Description of the task —
Retype the whole listing verbatim and keep the pictures out of it.
* start Stored data *
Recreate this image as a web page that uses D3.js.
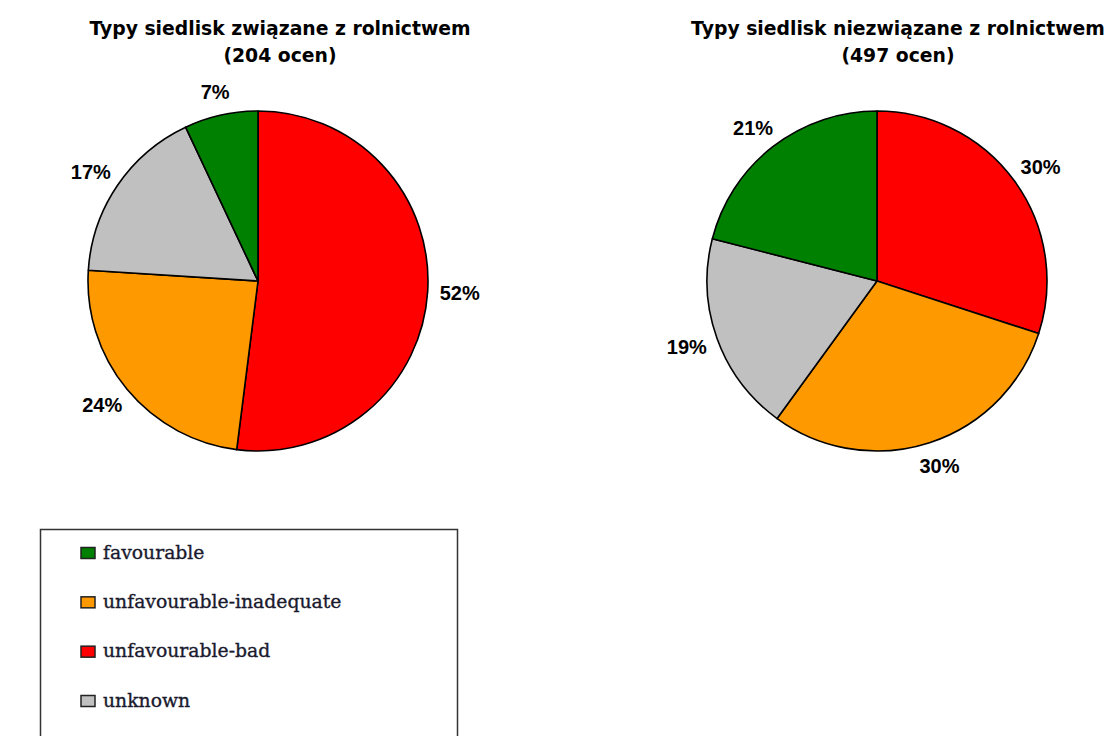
<!DOCTYPE html>
<html>
<head>
<meta charset="utf-8">
<script src="https://cdn.jsdelivr.net/npm/d3@7"></script>
<style>
  html, body { margin: 0; padding: 0; background: #fff; }
  svg { display: block; }
</style>
</head>
<body>
<svg id="chart" width="1114" height="736"></svg>
<script>
// Conservation status categories (clockwise from 12 o'clock: bad, inadequate, unknown, favourable)
const categories = ["unfavourable-bad", "unfavourable-inadequate", "unknown", "favourable"];
const legendOrder = ["favourable", "unfavourable-inadequate", "unfavourable-bad", "unknown"];
const colors = ["#FF0000", "#FF9900", "#C0C0C0", "#008000"];

// Percent shares per habitat group
const agriValues = [52, 24, 17, 7];
const nonAgriValues = [30, 30, 19, 21];

const titles = [
  ["Typy siedlisk związane z rolnictwem", "(204 ocen)"],
  ["Typy siedlisk niezwiązane z rolnictwem", "(497 ocen)"]
];

const svg = d3.select("#chart");
const color = d3.scaleOrdinal().domain(categories).range(colors);

const radius = 170;
const labelRadius = 182;
const pie = d3.pie().sort(null).value(d => d.value);
const arc = d3.arc().innerRadius(0).outerRadius(radius);
const labelArc = d3.arc().innerRadius(labelRadius).outerRadius(labelRadius);

const charts = [
  { cx: 258, cy: 281, titleX: 280, values: agriValues, title: titles[0] },
  { cx: 877, cy: 281, titleX: 898, values: nonAgriValues, title: titles[1] }
];

charts.forEach(c => {
  const data = categories.map((k, i) => ({ key: k, value: c.values[i] }));

  const t = svg.append("text")
    .attr("x", c.titleX)
    .attr("y", 35)
    .attr("text-anchor", "middle")
    .style("font-family", "'DejaVu Sans', Verdana, sans-serif")
    .style("font-weight", "bold")
    .style("font-size", "18.8px")
    .attr("fill", "#000");
  t.append("tspan").attr("x", c.titleX).text(c.title[0]);
  t.append("tspan").attr("x", c.titleX).attr("dy", 27).text(c.title[1]);

  const g = svg.append("g").attr("transform", `translate(${c.cx},${c.cy})`);
  const arcs = pie(data);

  g.selectAll("path")
    .data(arcs)
    .join("path")
    .attr("d", arc)
    .attr("fill", d => color(d.data.key))
    .attr("stroke", "#000")
    .attr("stroke-width", 1.6)
    .attr("stroke-linejoin", "round");

  // Outside-end labels: the box is pushed out so its inner edge sits on the label circle
  g.selectAll("text.pct")
    .data(arcs)
    .join("text")
    .attr("class", "pct")
    .attr("text-anchor", "middle")
    .attr("dy", "0.36em")
    .style("font-family", "'Liberation Sans', Arial, sans-serif")
    .style("font-weight", "bold")
    .style("font-size", "20px")
    .attr("fill", "#000")
    .text(d => d.data.value + "%")
    .attr("transform", function (d) {
      const bb = this.getBBox();
      const a = (d.startAngle + d.endAngle) / 2;
      const [x, y] = labelArc.centroid(d);
      const ox = Math.sin(a) * bb.width / 2;
      const oy = -Math.cos(a) * 12;
      return `translate(${x + ox},${y + oy})`;
    });
});

// Legend
const legend = svg.append("g");
legend.append("rect")
  .attr("x", 40.5).attr("y", 529.5)
  .attr("width", 417).attr("height", 240)
  .attr("fill", "#fff")
  .attr("stroke", "#333")
  .attr("stroke-width", 1.5);

const rowY = d3.scalePoint().domain(legendOrder).range([553, 701]);

const items = legend.selectAll("g.item")
  .data(legendOrder)
  .join("g")
  .attr("class", "item")
  .attr("transform", d => `translate(80,${rowY(d)})`);

items.append("rect")
  .attr("x", 1).attr("y", -5.5)
  .attr("width", 14).attr("height", 11)
  .attr("fill", d => color(d))
  .attr("stroke", "#222")
  .attr("stroke-width", 1.5);

items.append("text")
  .attr("x", 23)
  .attr("y", 0)
  .attr("dy", "0.3em")
  .style("font-family", "'DejaVu Serif', 'Times New Roman', serif")
  .style("font-size", "18.8px")
  .attr("fill", "#1a1a2e")
  .attr("stroke", "#1a1a2e")
  .attr("stroke-width", 0.35)
  .text(d => d);
</script>
</body>
</html>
* end Stored data *
Solution to this exercise —
Recreate this image as a web page that uses D3.js.
<!DOCTYPE html>
<html>
<head>
<meta charset="utf-8">
<script src="https://cdn.jsdelivr.net/npm/d3@7"></script>
<style>
  html, body { margin: 0; padding: 0; background: #fff; }
  svg { display: block; }
</style>
</head>
<body>
<svg id="chart" width="1114" height="736"></svg>
<script>
// Conservation status categories (clockwise from 12 o'clock: bad, inadequate, unknown, favourable)
const categories = ["unfavourable-bad", "unfavourable-inadequate", "unknown", "favourable"];
const legendOrder = ["favourable", "unfavourable-inadequate", "unfavourable-bad", "unknown"];
const colors = ["#FF0000", "#FF9900", "#C0C0C0", "#008000"];

// Percent shares per habitat group
const agriValues = [52, 24, 17, 7];
const nonAgriValues = [30, 30, 19, 21];

const titles = [
  ["Typy siedlisk związane z rolnictwem", "(204 ocen)"],
  ["Typy siedlisk niezwiązane z rolnictwem", "(497 ocen)"]
];

const svg = d3.select("#chart");
const color = d3.scaleOrdinal().domain(categories).range(colors);

const radius = 170;
const labelRadius = 182;
const pie = d3.pie().sort(null).value(d => d.value);
const arc = d3.arc().innerRadius(0).outerRadius(radius);
const labelArc = d3.arc().innerRadius(labelRadius).outerRadius(labelRadius);

const charts = [
  { cx: 258, cy: 281, titleX: 280, values: agriValues, title: titles[0] },
  { cx: 877, cy: 281, titleX: 898, values: nonAgriValues, title: titles[1] }
];

charts.forEach(c => {
  const data = categories.map((k, i) => ({ key: k, value: c.values[i] }));

  const t = svg.append("text")
    .attr("x", c.titleX)
    .attr("y", 35)
    .attr("text-anchor", "middle")
    .style("font-family", "'DejaVu Sans', Verdana, sans-serif")
    .style("font-weight", "bold")
    .style("font-size", "18.8px")
    .attr("fill", "#000");
  t.append("tspan").attr("x", c.titleX).text(c.title[0]);
  t.append("tspan").attr("x", c.titleX).attr("dy", 27).text(c.title[1]);

  const g = svg.append("g").attr("transform", `translate(${c.cx},${c.cy})`);
  const arcs = pie(data);

  g.selectAll("path")
    .data(arcs)
    .join("path")
    .attr("d", arc)
    .attr("fill", d => color(d.data.key))
    .attr("stroke", "#000")
    .attr("stroke-width", 1.6)
    .attr("stroke-linejoin", "round");

  // Outside-end labels: the box is pushed out so its inner edge sits on the label circle
  g.selectAll("text.pct")
    .data(arcs)
    .join("text")
    .attr("class", "pct")
    .attr("text-anchor", "middle")
    .attr("dy", "0.36em")
    .style("font-family", "'Liberation Sans', Arial, sans-serif")
    .style("font-weight", "bold")
    .style("font-size", "20px")
    .attr("fill", "#000")
    .text(d => d.data.value + "%")
    .attr("transform", function (d) {
      const bb = this.getBBox();
      const a = (d.startAngle + d.endAngle) / 2;
      const [x, y] = labelArc.centroid(d);
      const ox = Math.sin(a) * bb.width / 2;
      const oy = -Math.cos(a) * 12;
      return `translate(${x + ox},${y + oy})`;
    });
});

// Legend
const legend = svg.append("g");
legend.append("rect")
  .attr("x", 40.5).attr("y", 529.5)
  .attr("width", 417).attr("height", 240)
  .attr("fill", "#fff")
  .attr("stroke", "#333")
  .attr("stroke-width", 1.5);

const rowY = d3.scalePoint().domain(legendOrder).range([553, 701]);

const items = legend.selectAll("g.item")
  .data(legendOrder)
  .join("g")
  .attr("class", "item")
  .attr("transform", d => `translate(80,${rowY(d)})`);

items.append("rect")
  .attr("x", 1).attr("y", -5.5)
  .attr("width", 14).attr("height", 11)
  .attr("fill", d => color(d))
  .attr("stroke", "#222")
  .attr("stroke-width", 1.5);

items.append("text")
  .attr("x", 23)
  .attr("y", 0)
  .attr("dy", "0.3em")
  .style("font-family", "'DejaVu Serif', 'Times New Roman', serif")
  .style("font-size", "18.8px")
  .attr("fill", "#1a1a2e")
  .attr("stroke", "#1a1a2e")
  .attr("stroke-width", 0.35)
  .text(d => d);
</script>
</body>
</html>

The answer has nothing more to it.